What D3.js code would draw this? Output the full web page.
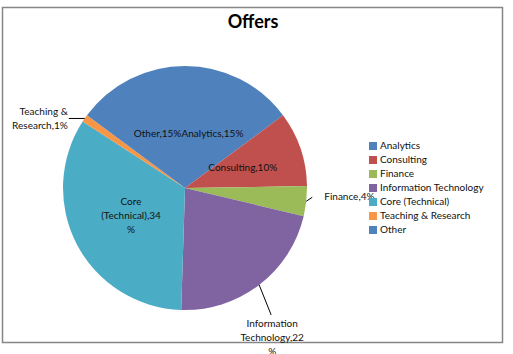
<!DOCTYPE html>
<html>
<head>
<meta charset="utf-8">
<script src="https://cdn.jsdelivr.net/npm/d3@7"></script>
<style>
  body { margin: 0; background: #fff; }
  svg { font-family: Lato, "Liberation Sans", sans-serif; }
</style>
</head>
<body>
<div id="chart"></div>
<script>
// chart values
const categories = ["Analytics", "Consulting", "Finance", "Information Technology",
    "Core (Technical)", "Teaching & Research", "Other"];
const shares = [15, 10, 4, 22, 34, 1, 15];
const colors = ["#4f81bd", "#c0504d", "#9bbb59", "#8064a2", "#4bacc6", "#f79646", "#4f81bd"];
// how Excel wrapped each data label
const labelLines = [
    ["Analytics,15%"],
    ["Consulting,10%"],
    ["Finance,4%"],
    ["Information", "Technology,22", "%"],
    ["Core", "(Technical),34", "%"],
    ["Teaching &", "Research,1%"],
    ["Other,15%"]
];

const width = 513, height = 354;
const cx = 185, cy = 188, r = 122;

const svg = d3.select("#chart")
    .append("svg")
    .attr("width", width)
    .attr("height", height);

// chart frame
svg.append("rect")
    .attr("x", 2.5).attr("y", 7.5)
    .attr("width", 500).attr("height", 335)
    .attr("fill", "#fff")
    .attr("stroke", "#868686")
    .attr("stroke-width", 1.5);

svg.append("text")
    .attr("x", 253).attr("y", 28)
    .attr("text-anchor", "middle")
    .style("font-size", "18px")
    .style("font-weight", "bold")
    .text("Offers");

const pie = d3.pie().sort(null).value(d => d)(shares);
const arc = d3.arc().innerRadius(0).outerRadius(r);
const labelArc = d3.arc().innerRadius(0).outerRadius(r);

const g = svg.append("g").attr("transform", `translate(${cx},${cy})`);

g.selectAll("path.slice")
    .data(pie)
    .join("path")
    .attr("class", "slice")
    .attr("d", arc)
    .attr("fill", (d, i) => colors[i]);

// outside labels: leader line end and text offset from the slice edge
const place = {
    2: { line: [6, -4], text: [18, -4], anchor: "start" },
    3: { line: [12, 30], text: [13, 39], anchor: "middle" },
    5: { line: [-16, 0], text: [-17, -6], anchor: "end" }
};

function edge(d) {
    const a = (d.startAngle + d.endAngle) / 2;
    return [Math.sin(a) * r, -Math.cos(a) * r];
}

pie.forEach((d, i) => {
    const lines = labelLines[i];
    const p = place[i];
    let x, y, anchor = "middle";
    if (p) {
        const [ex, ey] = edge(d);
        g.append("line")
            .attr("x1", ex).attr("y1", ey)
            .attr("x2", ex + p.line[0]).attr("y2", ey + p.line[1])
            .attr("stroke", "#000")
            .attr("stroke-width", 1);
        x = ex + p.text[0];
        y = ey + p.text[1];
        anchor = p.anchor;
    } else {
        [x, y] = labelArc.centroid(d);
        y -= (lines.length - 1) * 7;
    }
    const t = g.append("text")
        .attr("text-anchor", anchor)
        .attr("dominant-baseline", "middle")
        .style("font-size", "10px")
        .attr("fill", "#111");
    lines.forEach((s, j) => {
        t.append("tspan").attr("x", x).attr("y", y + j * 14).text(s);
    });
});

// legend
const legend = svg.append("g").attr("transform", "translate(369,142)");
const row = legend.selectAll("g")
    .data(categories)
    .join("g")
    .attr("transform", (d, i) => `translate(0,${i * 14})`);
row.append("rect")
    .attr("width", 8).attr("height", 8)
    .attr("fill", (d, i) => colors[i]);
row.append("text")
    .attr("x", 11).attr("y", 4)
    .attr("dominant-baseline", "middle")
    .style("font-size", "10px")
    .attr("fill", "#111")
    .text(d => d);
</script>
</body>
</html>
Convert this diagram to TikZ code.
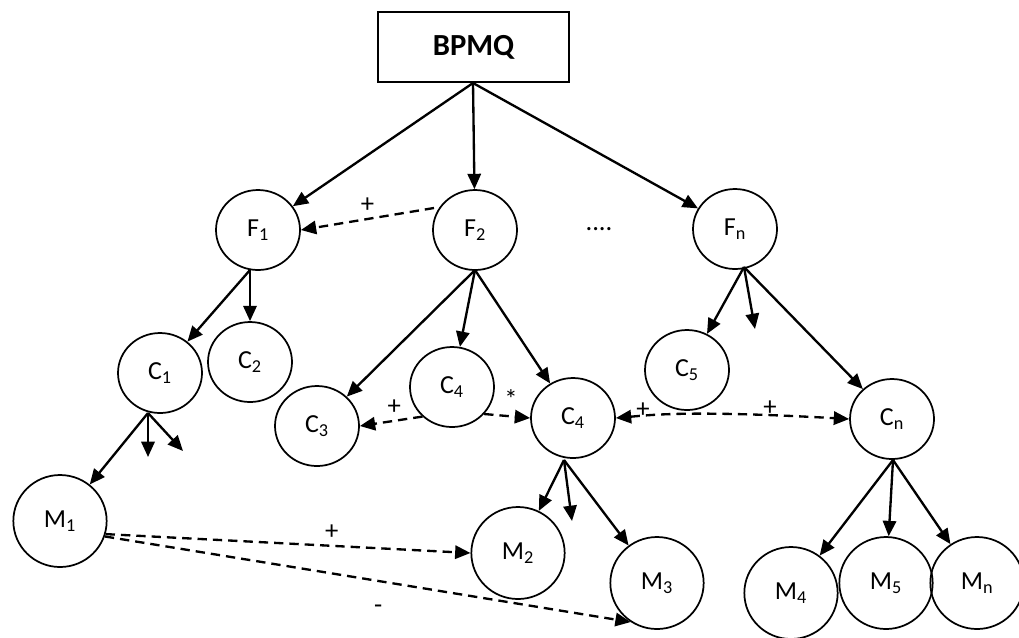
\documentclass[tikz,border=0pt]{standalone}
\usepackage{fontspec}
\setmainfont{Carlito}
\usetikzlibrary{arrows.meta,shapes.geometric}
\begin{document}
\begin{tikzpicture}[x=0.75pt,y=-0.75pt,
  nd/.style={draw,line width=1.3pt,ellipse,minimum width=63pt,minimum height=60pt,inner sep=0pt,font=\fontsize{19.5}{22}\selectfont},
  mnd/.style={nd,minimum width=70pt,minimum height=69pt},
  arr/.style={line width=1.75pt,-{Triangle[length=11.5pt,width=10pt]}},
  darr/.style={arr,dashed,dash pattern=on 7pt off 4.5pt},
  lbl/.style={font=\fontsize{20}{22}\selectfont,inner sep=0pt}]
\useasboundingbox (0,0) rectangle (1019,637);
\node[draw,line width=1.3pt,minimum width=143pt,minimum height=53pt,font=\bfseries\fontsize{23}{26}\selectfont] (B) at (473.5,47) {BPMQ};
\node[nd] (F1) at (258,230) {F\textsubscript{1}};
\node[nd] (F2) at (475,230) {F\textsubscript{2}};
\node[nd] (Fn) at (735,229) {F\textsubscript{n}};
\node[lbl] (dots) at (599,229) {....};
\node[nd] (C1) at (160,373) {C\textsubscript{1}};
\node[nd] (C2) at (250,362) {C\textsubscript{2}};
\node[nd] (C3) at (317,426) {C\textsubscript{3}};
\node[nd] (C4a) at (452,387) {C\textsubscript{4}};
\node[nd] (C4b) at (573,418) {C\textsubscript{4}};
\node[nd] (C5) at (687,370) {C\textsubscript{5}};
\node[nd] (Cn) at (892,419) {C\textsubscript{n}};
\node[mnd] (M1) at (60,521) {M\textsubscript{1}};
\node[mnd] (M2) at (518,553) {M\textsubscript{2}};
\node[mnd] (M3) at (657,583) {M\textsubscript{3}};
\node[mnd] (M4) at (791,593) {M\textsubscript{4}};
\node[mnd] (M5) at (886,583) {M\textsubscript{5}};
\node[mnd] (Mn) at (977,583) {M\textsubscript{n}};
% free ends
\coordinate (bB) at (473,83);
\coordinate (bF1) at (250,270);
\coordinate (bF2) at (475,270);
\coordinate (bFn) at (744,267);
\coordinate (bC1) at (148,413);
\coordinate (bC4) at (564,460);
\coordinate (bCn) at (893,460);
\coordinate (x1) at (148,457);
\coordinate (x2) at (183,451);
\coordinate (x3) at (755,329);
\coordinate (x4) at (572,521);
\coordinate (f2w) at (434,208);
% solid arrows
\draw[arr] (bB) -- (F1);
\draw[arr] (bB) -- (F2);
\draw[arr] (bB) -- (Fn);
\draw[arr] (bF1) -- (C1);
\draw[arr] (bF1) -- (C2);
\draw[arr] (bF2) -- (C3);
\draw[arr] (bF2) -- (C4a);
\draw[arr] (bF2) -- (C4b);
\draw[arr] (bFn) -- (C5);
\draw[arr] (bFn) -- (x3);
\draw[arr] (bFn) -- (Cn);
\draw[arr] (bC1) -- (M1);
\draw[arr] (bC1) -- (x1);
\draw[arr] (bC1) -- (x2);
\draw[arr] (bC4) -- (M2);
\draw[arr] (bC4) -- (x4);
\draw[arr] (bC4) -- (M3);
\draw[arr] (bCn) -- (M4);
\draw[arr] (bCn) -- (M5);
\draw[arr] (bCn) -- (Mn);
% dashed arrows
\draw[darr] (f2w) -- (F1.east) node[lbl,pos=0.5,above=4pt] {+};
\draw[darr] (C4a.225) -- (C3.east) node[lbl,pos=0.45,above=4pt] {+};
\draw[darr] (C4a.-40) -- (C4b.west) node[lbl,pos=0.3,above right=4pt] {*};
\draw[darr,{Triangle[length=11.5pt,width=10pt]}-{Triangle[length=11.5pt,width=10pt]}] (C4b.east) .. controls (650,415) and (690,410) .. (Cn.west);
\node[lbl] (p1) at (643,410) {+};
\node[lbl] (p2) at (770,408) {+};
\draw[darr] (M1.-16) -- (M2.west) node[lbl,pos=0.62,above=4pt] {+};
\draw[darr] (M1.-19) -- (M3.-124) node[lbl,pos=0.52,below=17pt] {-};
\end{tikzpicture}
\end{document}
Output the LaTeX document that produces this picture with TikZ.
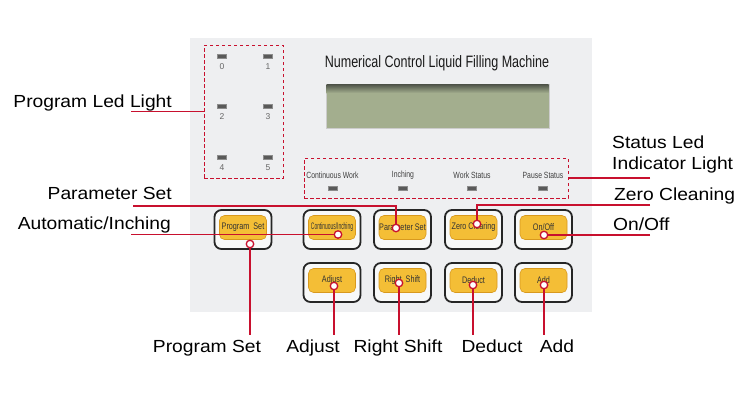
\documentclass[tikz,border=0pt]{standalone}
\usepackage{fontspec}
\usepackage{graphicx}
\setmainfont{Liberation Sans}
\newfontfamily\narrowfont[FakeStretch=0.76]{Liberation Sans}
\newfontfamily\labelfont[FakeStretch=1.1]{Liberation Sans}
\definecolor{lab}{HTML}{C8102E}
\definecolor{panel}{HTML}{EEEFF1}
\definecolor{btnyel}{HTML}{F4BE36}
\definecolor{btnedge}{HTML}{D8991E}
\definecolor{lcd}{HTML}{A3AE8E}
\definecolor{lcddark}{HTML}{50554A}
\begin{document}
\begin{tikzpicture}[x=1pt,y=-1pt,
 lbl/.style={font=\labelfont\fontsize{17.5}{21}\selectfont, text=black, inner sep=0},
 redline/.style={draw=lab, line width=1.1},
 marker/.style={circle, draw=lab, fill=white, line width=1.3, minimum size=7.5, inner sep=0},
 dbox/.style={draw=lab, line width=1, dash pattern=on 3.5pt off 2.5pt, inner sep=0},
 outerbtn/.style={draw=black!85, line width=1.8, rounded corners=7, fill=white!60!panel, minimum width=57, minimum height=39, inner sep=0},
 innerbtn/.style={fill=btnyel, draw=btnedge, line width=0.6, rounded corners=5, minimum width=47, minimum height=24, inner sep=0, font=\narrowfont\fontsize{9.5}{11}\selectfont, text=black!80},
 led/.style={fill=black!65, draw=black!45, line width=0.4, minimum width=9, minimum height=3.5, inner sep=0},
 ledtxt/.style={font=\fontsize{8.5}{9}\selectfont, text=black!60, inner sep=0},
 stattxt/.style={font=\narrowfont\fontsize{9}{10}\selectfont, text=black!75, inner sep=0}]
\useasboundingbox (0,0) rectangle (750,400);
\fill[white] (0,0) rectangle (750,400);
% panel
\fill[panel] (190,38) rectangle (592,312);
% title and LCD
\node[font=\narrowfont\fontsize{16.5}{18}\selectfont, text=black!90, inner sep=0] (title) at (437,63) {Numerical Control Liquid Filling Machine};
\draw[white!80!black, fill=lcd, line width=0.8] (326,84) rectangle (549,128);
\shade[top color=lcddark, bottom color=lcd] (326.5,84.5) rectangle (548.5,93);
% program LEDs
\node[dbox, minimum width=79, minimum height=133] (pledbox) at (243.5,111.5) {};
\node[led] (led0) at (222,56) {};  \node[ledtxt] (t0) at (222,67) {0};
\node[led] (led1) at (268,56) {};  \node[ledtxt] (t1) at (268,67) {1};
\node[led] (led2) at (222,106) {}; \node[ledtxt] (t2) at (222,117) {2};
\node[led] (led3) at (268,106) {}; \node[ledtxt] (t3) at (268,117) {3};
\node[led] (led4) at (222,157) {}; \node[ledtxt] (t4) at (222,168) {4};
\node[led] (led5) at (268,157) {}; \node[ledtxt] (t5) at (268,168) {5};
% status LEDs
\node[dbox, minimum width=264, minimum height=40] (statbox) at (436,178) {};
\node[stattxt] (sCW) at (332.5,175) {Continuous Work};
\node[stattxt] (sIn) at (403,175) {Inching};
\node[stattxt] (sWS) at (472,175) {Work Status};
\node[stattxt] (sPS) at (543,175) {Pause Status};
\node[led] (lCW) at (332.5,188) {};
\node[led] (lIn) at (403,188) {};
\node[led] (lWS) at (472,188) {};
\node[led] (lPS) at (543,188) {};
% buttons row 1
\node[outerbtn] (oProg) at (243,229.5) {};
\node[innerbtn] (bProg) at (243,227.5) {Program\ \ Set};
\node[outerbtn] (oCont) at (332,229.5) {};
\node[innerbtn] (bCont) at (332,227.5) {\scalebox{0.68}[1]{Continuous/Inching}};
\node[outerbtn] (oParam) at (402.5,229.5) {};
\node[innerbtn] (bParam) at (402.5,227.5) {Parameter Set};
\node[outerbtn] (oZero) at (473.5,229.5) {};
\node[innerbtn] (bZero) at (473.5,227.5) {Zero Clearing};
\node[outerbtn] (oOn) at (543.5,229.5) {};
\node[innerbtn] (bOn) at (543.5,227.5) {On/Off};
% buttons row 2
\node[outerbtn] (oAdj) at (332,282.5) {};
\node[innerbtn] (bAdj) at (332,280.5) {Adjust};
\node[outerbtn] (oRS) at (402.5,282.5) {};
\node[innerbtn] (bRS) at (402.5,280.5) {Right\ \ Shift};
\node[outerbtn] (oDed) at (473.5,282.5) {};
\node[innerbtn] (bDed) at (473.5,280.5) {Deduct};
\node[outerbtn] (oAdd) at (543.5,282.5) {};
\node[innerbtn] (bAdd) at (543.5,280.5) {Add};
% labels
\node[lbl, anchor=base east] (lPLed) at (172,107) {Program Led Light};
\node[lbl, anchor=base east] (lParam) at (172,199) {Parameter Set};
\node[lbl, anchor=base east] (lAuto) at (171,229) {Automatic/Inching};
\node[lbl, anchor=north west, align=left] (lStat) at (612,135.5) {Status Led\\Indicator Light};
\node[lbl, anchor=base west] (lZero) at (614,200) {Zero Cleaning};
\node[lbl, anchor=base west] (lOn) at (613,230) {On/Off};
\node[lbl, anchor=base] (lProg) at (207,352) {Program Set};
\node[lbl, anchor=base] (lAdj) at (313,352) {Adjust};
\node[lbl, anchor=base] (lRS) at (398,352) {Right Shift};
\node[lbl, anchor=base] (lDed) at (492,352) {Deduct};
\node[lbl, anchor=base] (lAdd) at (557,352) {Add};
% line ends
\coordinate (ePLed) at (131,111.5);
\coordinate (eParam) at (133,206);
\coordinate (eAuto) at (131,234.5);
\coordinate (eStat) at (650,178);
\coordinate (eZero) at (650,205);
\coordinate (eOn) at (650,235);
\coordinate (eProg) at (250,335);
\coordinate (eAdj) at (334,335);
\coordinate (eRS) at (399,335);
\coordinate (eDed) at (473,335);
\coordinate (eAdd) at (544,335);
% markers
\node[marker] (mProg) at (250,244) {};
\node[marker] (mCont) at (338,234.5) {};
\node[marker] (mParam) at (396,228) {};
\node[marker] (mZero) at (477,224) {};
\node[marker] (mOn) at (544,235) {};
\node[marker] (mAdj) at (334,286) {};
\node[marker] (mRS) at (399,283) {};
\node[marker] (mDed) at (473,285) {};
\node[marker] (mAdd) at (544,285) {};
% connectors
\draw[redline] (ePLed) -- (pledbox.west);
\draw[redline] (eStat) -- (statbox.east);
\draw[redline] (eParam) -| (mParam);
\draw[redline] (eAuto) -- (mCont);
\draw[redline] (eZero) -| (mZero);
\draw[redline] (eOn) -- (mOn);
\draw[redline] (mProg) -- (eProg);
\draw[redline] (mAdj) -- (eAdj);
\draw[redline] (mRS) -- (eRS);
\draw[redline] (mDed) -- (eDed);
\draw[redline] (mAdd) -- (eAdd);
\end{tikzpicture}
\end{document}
··········
- The problem: Find the lines containing "this" and pull them out.

- Problem solution:
What D3.js code would draw this? Output the full web page.
Convert this diagram to TikZ code.
Output the LaTeX document that produces this picture with TikZ.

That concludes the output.